TASK BRIEF = Retype only what runs from the beginning of the data through the line with "plt.rcParams['font.family'] = ['Lato', 'DejaVu"; please omit the pictures and keep every line exact.

## Start

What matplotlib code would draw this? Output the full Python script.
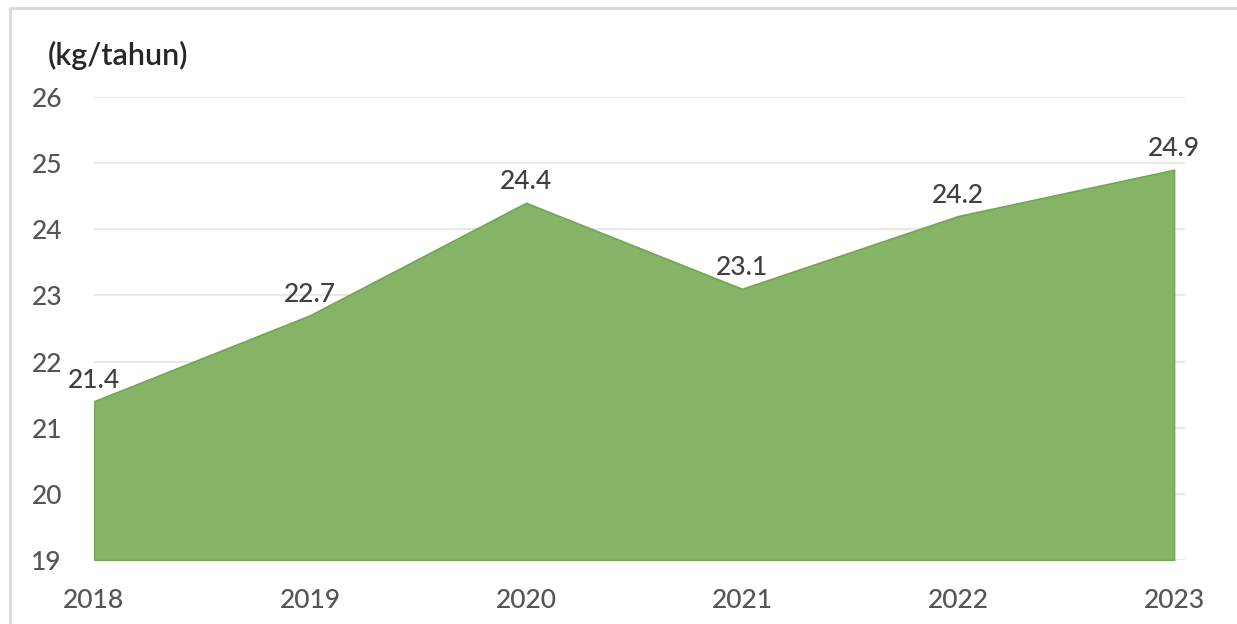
import matplotlib
matplotlib.use("Agg")
import matplotlib.pyplot as plt
from matplotlib.patches import Rectangle

years = ["2018", "2019", "2020", "2021", "2022", "2023"]
values = [21.4, 22.7, 24.4, 23.1, 24.2, 24.9]
yticks = [19, 20, 21, 22, 23, 24, 25, 26]
unit_label = "(kg/tahun)"

plt.rcParams['font.family'] = ['Lato', 'DejaVu Sans']

fig = plt.figure(figsize=(12.37, 6.24), dpi=100)
fig.patch.set_facecolor("white")
fig.add_artist(Rectangle((10/1237, -0.01), 1.05, (624-8)/624 + 0.01, transform=fig.transFigure,
                         fill=False, edgecolor="#d9d9d9", linewidth=2))

ax = fig.add_axes([94/1237, (624-560)/624, (1185-94)/1237, (560-97)/624])
x = list(range(len(years)))
ax.fill_between(x, values, 19, color="#85b466", edgecolor="#74a555", linewidth=1.2, zorder=2)

ax.set_ylim(19, 26)
ax.set_xlim(0, 5 * (1091/1080))
ax.set_yticks(yticks)
ax.set_yticklabels([str(t) for t in yticks])
ax.set_xticks(x)
ax.set_xticklabels(years)
ax.grid(axis='y', color="#e6e6e6", linewidth=1.3, zorder=0)
ax.set_axisbelow(True)
for s in ax.spines.values():
    s.set_visible(False)
ax.tick_params(axis='both', length=0, labelcolor="#555555")
ax.tick_params(axis='y', pad=23, labelsize=19)
ax.tick_params(axis='x', pad=20, labelsize=19)
for lbl in ax.get_xticklabels() + ax.get_yticklabels():
    lbl.set_fontweight("medium")

for xi, v in zip(x, values):
    ax.annotate(f"{v:.1f}", (xi, v), xytext=(0, 15), textcoords="offset points",
                ha="center", va="center", fontsize=19, color="#404040",
                fontweight="medium", zorder=5)

fig.text(48/1237, 1 - 55/624, unit_label, fontsize=22, color="#262626",
         fontweight="semibold", ha="left", va="center")

fig.savefig("out.png", dpi=100, facecolor="white")
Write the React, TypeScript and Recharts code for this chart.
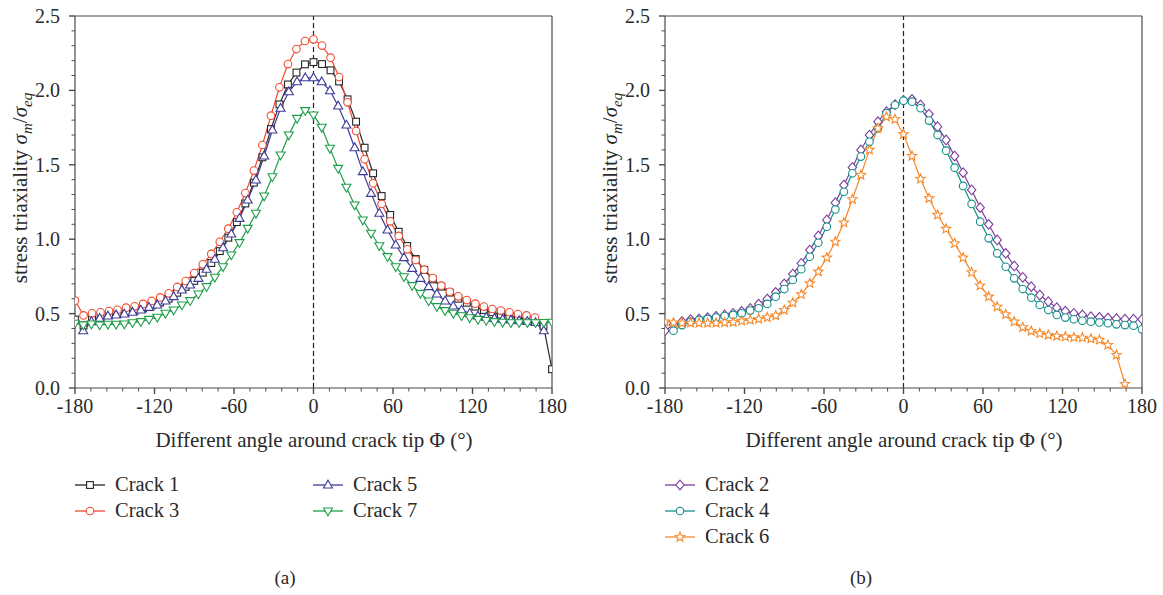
import React from 'react'
import { LineChart, Line, XAxis, YAxis, ReferenceLine } from 'recharts'

// angles of the two meshes (°)
const anglesA = [
  -180, -173.57, -167.14, -160.71, -154.29, -147.86, -141.43, -135, -128.57, -122.14,
  -115.71, -109.29, -102.86, -96.43, -90, -83.57, -77.14, -70.71, -64.29, -57.86,
  -51.43, -45, -38.57, -32.14, -25.71, -19.29, -12.86, -6.43, 0, 6.43,
  12.86, 19.29, 25.71, 32.14, 38.57, 45, 51.43, 57.86, 64.29, 70.71,
  77.14, 83.57, 90, 96.43, 102.86, 109.29, 115.71, 122.14, 128.57, 135,
  141.43, 147.86, 154.29, 160.71, 167.14, 173.57, 180,
]
const anglesB = [
  -180, -173.79, -167.59, -161.38, -155.17, -148.97, -142.76, -136.55, -130.34, -124.14,
  -117.93, -111.72, -105.52, -99.31, -93.1, -86.9, -80.69, -74.48, -68.28, -62.07,
  -55.86, -49.66, -43.45, -37.24, -31.03, -24.83, -18.62, -12.41, -6.21, 0,
  6.21, 12.41, 18.62, 24.83, 31.03, 37.24, 43.45, 49.66, 55.86, 62.07,
  68.28, 74.48, 80.69, 86.9, 93.1, 99.31, 105.52, 111.72, 117.93, 124.14,
  130.34, 136.55, 142.76, 148.97, 155.17, 161.38, 167.59, 173.79, 180,
]

// (a)
const crack1 = [
  0.46, 0.42, 0.46, 0.47, 0.49, 0.5, 0.51, 0.52, 0.535, 0.555,
  0.575, 0.6, 0.64, 0.68, 0.72, 0.775, 0.84, 0.92, 1.01, 1.115,
  1.24, 1.38, 1.55, 1.74, 1.906, 2.04, 2.12, 2.175, 2.19, 2.177,
  2.135, 2.06, 1.94, 1.79, 1.615, 1.443, 1.29, 1.163, 1.05, 0.954,
  0.867, 0.793, 0.73, 0.681, 0.641, 0.6, 0.573, 0.547, 0.524, 0.509,
  0.493, 0.484, 0.472, 0.462, 0.446, 0.417, 0.126,
]
const crack3 = [
  0.587, 0.488, 0.502, 0.509, 0.517, 0.526, 0.54, 0.549, 0.565, 0.585,
  0.609, 0.636, 0.679, 0.719, 0.773, 0.831, 0.901, 0.983, 1.071, 1.181,
  1.31, 1.461, 1.633, 1.83, 2.021, 2.177, 2.278, 2.332, 2.343, 2.301,
  2.22, 2.09, 1.92, 1.727, 1.537, 1.376, 1.237, 1.12, 1.022, 0.932,
  0.86, 0.795, 0.739, 0.688, 0.647, 0.616, 0.591, 0.567, 0.547, 0.531,
  0.52, 0.509, 0.497, 0.488, 0.473, null, null,
]
const crack5 = [
  null, 0.385, 0.446, 0.468, 0.484, 0.491, 0.497, 0.509, 0.524, 0.542,
  0.558, 0.585, 0.614, 0.659, 0.692, 0.737, 0.798, 0.865, 0.943, 1.035,
  1.14, 1.263, 1.398, 1.559, 1.734, 1.88, 1.991, 2.058, 2.085, 2.085,
  2.058, 1.998, 1.895, 1.767, 1.615, 1.454, 1.308, 1.174, 1.062, 0.961,
  0.876, 0.804, 0.737, 0.681, 0.632, 0.585, 0.551, 0.524, 0.502, 0.484,
  0.475, 0.468, 0.462, 0.457, 0.452, 0.447, 0.44, 0.385, null,
]
const crack7 = [
  0.435, 0.424, 0.43, 0.424, 0.428, 0.428, 0.43, 0.439, 0.446, 0.461,
  0.475, 0.502, 0.524, 0.558, 0.587, 0.632, 0.681, 0.744, 0.815, 0.894,
  0.977, 1.073, 1.174, 1.29, 1.42, 1.566, 1.7, 1.812, 1.864, 1.835,
  1.752, 1.611, 1.476, 1.349, 1.23, 1.129, 1.04, 0.956, 0.883, 0.815,
  0.748, 0.688, 0.636, 0.585, 0.547, 0.52, 0.502, 0.486, 0.472, 0.461,
  0.454, 0.446, 0.442, 0.439, 0.439, 0.439, 0.439, 0.44, 0.442,
]

// (b)
const crack2 = [
  0.385, 0.425, 0.447, 0.46, 0.464, 0.473, 0.482, 0.491, 0.502, 0.515,
  0.535, 0.564, 0.598, 0.643, 0.699, 0.766, 0.838, 0.927, 1.022, 1.129,
  1.245, 1.364, 1.482, 1.6, 1.7, 1.79, 1.857, 1.905, 1.932, 1.94,
  1.902, 1.841, 1.756, 1.667, 1.559, 1.447, 1.331, 1.212, 1.1, 0.995,
  0.905, 0.82, 0.744, 0.681, 0.625, 0.58, 0.54, 0.517, 0.502, 0.491,
  0.479, 0.475, 0.47, 0.466, 0.462, 0.462, 0.462,
]
const crack4 = [
  null, 0.385, 0.423, 0.446, 0.457, 0.464, 0.473, 0.484, 0.491, 0.502,
  0.52, 0.536, 0.565, 0.614, 0.665, 0.726, 0.798, 0.882, 0.976, 1.084,
  1.2, 1.319, 1.443, 1.555, 1.655, 1.745, 1.846, 1.902, 1.931, 1.924,
  1.88, 1.797, 1.7, 1.595, 1.481, 1.358, 1.237, 1.118, 1.006, 0.905,
  0.815, 0.737, 0.665, 0.607, 0.558, 0.524, 0.491, 0.473, 0.462, 0.452,
  0.446, 0.441, 0.435, 0.428, 0.423, 0.419, 0.394,
]
const crack6 = [
  0.446, 0.44, 0.437, 0.437, 0.437, 0.437, 0.437, 0.44, 0.442, 0.451,
  0.457, 0.464, 0.475, 0.487, 0.524, 0.573, 0.629, 0.703, 0.782, 0.876,
  0.983, 1.111, 1.268, 1.431, 1.6, 1.745, 1.823, 1.806, 1.705, 1.559,
  1.405, 1.275, 1.163, 1.069, 0.972, 0.876, 0.777, 0.688, 0.614, 0.546,
  0.495, 0.446, 0.408, 0.383, 0.367, 0.356, 0.349, 0.345, 0.34, 0.338,
  0.331, 0.323, 0.289, 0.222, 0.027, null, null,
]

const xTicks = [
  -180, -168, -156, -144, -132, -120, -108, -96, -84, -72, -60, -48, -36, -24, -12, 0,
  12, 24, 36, 48, 60, 72, 84, 96, 108, 120, 132, 144, 156, 168, 180,
]
const xLabels = [-180, -120, -60, 0, 60, 120, 180]
const yTicks = [
  0, 0.1, 0.2, 0.3, 0.4, 0.5, 0.6, 0.7, 0.8, 0.9, 1, 1.1, 1.2, 1.3, 1.4, 1.5, 1.6, 1.7,
  1.8, 1.9, 2, 2.1, 2.2, 2.3, 2.4, 2.5,
]
const yLabels = [0, 0.5, 1, 1.5, 2, 2.5]

const FONT = '"Liberation Serif", "Times New Roman", serif'
const AXIS = '#4a4a4a'
const TEXT = '#2a2a2a'

type MarkerKind = 'square' | 'circle' | 'up' | 'down' | 'diamond' | 'star'

interface Series {
  name: string
  xs: number[]
  ys: (number | null)[]
  color: string
  marker: MarkerKind
}

const leftSeries: Series[] = [
  { name: 'Crack 1', xs: anglesA, ys: crack1, color: '#262626', marker: 'square' },
  { name: 'Crack 3', xs: anglesA, ys: crack3, color: '#F04B30', marker: 'circle' },
  { name: 'Crack 5', xs: anglesB, ys: crack5, color: '#3D3A98', marker: 'up' },
  { name: 'Crack 7', xs: anglesB, ys: crack7, color: '#1E9E4A', marker: 'down' },
]
const rightSeries: Series[] = [
  { name: 'Crack 2', xs: anglesA, ys: crack2, color: '#7B3D9C', marker: 'diamond' },
  { name: 'Crack 4', xs: anglesA, ys: crack4, color: '#159089', marker: 'circle' },
  { name: 'Crack 6', xs: anglesA, ys: crack6, color: '#F6882A', marker: 'star' },
]

function Marker({ kind, cx, cy, color }: { kind: MarkerKind; cx: number; cy: number; color: string }) {
  const common = { fill: '#fff', stroke: color, strokeWidth: 1.1 }
  switch (kind) {
    case 'square':
      return <rect x={cx - 3.4} y={cy - 3.4} width={6.8} height={6.8} {...common} />
    case 'circle':
      return <circle cx={cx} cy={cy} r={3.8} {...common} />
    case 'up':
      return <polygon points={`${cx},${cy - 4.8} ${cx + 4.5},${cy + 3} ${cx - 4.5},${cy + 3}`} {...common} />
    case 'down':
      return <polygon points={`${cx},${cy + 4.8} ${cx + 4.5},${cy - 3} ${cx - 4.5},${cy - 3}`} {...common} />
    case 'diamond':
      return <polygon points={`${cx},${cy - 4.8} ${cx + 4.2},${cy} ${cx},${cy + 4.8} ${cx - 4.2},${cy}`} {...common} />
    case 'star': {
      const pts: string[] = []
      for (let k = 0; k < 10; k++) {
        const r = k % 2 === 0 ? 4.9 : 2.2
        const a = -Math.PI / 2 + (k * Math.PI) / 5
        pts.push(`${cx + r * Math.cos(a)},${cy + r * Math.sin(a)}`)
      }
      return <polygon points={pts.join(' ')} {...common} />
    }
  }
  return null
}

function makeDot(kind: MarkerKind, color: string) {
  return (props: any) => {
    const { cx, cy, index, payload } = props
    if (payload == null || payload.y == null || cx == null || cy == null) return <g key={index} />
    return (
      <g key={index}>
        <Marker kind={kind} cx={cx} cy={cy} color={color} />
      </g>
    )
  }
}

function XTick(props: any) {
  const { x, y, payload } = props
  const major = xLabels.includes(payload.value)
  return (
    <g>
      <line x1={x} x2={x} y1={y} y2={y + (major ? 6 : 3.5)} stroke={AXIS} strokeWidth={major ? 1.4 : 1} />
      {major && (
        <text x={x} y={y + 25} textAnchor="middle" fontFamily={FONT} fontSize={20} fill={TEXT}>
          {payload.value}
        </text>
      )}
    </g>
  )
}

function YTick(props: any) {
  const { x, y, payload } = props
  const major = yLabels.some(v => Math.abs(v - payload.value) < 1e-6)
  return (
    <g>
      <line x1={x} x2={x - (major ? 6 : 3.5)} y1={y} y2={y} stroke={AXIS} strokeWidth={major ? 1.4 : 1} />
      {major && (
        <text x={x - 15} y={y + 7} textAnchor="end" fontFamily={FONT} fontSize={20} fill={TEXT}>
          {payload.value.toFixed(1)}
        </text>
      )}
    </g>
  )
}

function Panel({ series, left }: { series: Series[]; left: number }) {
  return (
    <div style={{ position: 'absolute', left, top: 0 }}>
      <LineChart width={580} height={460} margin={{ top: 16, right: 28, bottom: 42, left: 30 }}>
        <XAxis
          dataKey="x"
          type="number"
          domain={[-180, 180]}
          ticks={xTicks}
          interval={0}
          tickSize={0}
          tickMargin={0}
          tickLine={false}
          tick={(p: any) => <XTick {...p} />}
          axisLine={{ stroke: AXIS, strokeWidth: 1.2 }}
          height={30}
          allowDataOverflow
        />
        <YAxis
          type="number"
          domain={[0, 2.5]}
          ticks={yTicks}
          interval={0}
          tickSize={0}
          tickMargin={0}
          tickLine={false}
          tick={(p: any) => <YTick {...p} />}
          axisLine={{ stroke: AXIS, strokeWidth: 1.2 }}
          width={45}
          allowDataOverflow
        />
        <ReferenceLine y={2.5} stroke={AXIS} strokeWidth={1.2} />
        <ReferenceLine x={180} stroke={AXIS} strokeWidth={1.2} />
        <ReferenceLine x={0} stroke="#222" strokeWidth={1.2} strokeDasharray="5 3" />
        {series.map(s => (
          <Line
            key={s.name}
            data={s.xs.map((x, i) => ({ x, y: s.ys[i] }))}
            dataKey="y"
            type="linear"
            stroke={s.color}
            strokeWidth={1.2}
            dot={makeDot(s.marker, s.color)}
            activeDot={false}
            isAnimationActive={false}
          />
        ))}
      </LineChart>
    </div>
  )
}

function LegendItem({ s, x, y }: { s: Series; x: number; y: number }) {
  return (
    <g>
      <line x1={x} x2={x + 30} y1={y} y2={y} stroke={s.color} strokeWidth={1.3} />
      <Marker kind={s.marker} cx={x + 15} cy={y} color={s.color} />
      <text x={x + 40} y={y + 6} fontFamily={FONT} fontSize={20.5} fill={TEXT}>
        {s.name}
      </text>
    </g>
  )
}

function YTitle({ x, y }: { x: number; y: number }) {
  return (
    <text transform={`translate(${x},${y}) rotate(-90)`} textAnchor="middle" fontFamily={FONT} fontSize={21} fill={TEXT}>
      stress triaxiality <tspan fontStyle="italic">σ</tspan>
      <tspan fontStyle="italic" fontSize={15} dy={5}>m</tspan>
      <tspan dy={-5}>/</tspan>
      <tspan fontStyle="italic">σ</tspan>
      <tspan fontStyle="italic" fontSize={15} dy={5}>eq</tspan>
    </text>
  )
}

export default function App() {
  return (
    <div style={{ position: 'absolute', left: 0, top: 0, width: 1163, height: 595, background: '#fff' }}>
      <Panel series={leftSeries} left={0} />
      <Panel series={rightSeries} left={590} />
      <svg width={1163} height={595} style={{ position: 'absolute', left: 0, top: 0, pointerEvents: 'none' }}>
        <YTitle x={27} y={188} />
        <YTitle x={617} y={188} />
        <text x={314} y={447} textAnchor="middle" fontFamily={FONT} fontSize={21} fill={TEXT}>
          Different angle around crack tip Φ (°)
        </text>
        <text x={904} y={447} textAnchor="middle" fontFamily={FONT} fontSize={21} fill={TEXT}>
          Different angle around crack tip Φ (°)
        </text>
        <LegendItem s={leftSeries[0]} x={75} y={485} />
        <LegendItem s={leftSeries[1]} x={75} y={511} />
        <LegendItem s={leftSeries[2]} x={313} y={485} />
        <LegendItem s={leftSeries[3]} x={313} y={511} />
        <LegendItem s={rightSeries[0]} x={665} y={485} />
        <LegendItem s={rightSeries[1]} x={665} y={511} />
        <LegendItem s={rightSeries[2]} x={665} y={537} />
        <text x={285} y={584} textAnchor="middle" fontFamily={FONT} fontSize={19} fill={TEXT}>(a)</text>
        <text x={861} y={584} textAnchor="middle" fontFamily={FONT} fontSize={19} fill={TEXT}>(b)</text>
      </svg>
    </div>
  )
}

## End

EXERCISE RESULT =
What matplotlib code would draw this? Output the full Python script.
import matplotlib
matplotlib.use("Agg")
import matplotlib.pyplot as plt
from matplotlib.patches import Rectangle

years = ["2018", "2019", "2020", "2021", "2022", "2023"]
values = [21.4, 22.7, 24.4, 23.1, 24.2, 24.9]
yticks = [19, 20, 21, 22, 23, 24, 25, 26]
unit_label = "(kg/tahun)"

plt.rcParams['font.family'] = ['Lato', 'DejaVu Sans']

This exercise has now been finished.